▶ _Collected data_
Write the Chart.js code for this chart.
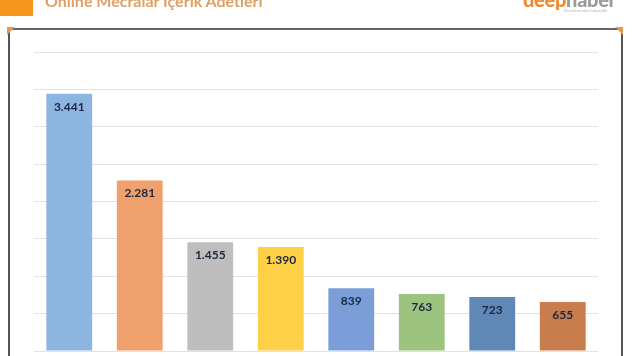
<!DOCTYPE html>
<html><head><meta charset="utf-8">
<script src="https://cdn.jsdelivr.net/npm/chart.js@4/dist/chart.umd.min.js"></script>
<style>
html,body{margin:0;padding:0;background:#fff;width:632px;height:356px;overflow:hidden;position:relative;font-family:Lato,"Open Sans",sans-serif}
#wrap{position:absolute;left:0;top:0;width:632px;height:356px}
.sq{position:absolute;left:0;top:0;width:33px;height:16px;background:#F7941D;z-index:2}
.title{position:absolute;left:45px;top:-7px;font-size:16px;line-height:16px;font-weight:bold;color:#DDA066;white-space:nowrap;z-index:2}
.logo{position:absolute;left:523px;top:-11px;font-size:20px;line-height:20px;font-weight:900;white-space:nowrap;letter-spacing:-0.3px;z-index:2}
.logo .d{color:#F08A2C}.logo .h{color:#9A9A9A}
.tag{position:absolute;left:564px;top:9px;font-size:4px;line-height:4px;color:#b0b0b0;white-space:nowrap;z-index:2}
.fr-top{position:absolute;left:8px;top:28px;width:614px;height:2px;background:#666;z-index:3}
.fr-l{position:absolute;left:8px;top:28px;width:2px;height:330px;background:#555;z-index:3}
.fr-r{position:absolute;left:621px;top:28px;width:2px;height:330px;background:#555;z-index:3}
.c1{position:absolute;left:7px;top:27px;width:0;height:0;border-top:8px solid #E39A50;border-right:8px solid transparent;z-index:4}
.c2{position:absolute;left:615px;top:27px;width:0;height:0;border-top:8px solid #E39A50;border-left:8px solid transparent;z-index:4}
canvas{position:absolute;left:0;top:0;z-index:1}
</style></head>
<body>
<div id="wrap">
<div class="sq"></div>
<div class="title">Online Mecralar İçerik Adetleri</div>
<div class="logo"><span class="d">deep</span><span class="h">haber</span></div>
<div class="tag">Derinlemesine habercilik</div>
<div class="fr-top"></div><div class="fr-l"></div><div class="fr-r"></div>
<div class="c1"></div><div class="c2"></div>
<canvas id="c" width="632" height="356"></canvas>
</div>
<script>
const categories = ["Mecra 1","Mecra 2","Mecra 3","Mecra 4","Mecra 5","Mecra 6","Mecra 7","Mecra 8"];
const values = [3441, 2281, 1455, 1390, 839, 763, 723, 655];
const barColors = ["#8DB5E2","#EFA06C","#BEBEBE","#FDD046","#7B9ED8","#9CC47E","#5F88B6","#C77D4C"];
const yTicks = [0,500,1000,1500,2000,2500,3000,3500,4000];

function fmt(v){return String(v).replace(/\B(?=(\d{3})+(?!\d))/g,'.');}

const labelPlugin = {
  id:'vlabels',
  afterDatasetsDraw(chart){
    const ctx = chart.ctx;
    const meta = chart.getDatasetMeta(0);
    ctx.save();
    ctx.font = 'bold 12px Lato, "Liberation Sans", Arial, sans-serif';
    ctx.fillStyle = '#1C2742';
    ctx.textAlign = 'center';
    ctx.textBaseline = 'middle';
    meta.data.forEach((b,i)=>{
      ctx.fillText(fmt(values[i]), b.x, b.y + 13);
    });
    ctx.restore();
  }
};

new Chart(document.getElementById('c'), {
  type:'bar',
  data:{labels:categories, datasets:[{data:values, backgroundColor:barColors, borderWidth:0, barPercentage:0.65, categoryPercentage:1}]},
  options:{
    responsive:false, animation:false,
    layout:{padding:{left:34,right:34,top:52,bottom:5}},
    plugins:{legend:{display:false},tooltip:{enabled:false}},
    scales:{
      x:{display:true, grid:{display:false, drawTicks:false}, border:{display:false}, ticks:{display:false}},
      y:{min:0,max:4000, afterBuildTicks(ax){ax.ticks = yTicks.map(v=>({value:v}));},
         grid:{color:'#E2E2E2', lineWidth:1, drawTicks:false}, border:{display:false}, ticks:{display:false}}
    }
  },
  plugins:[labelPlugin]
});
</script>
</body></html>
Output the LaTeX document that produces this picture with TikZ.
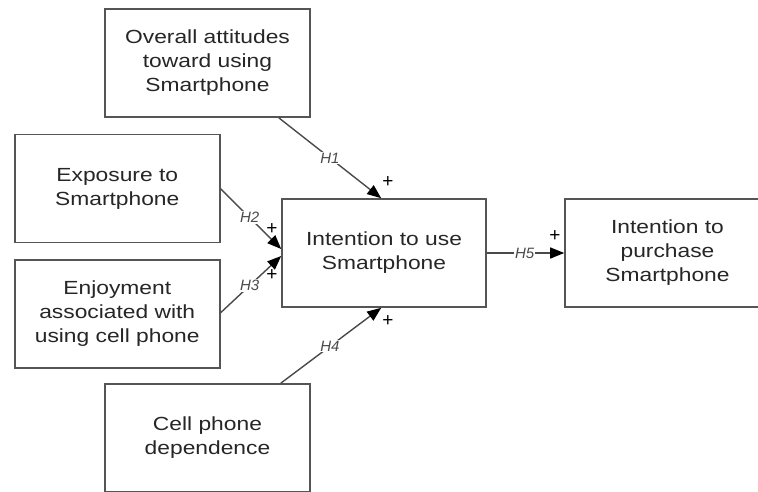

▶ _The problem_
In the material above, tally every line with the string "this" in it, then give that number alone.

▶ _Correct answer_
2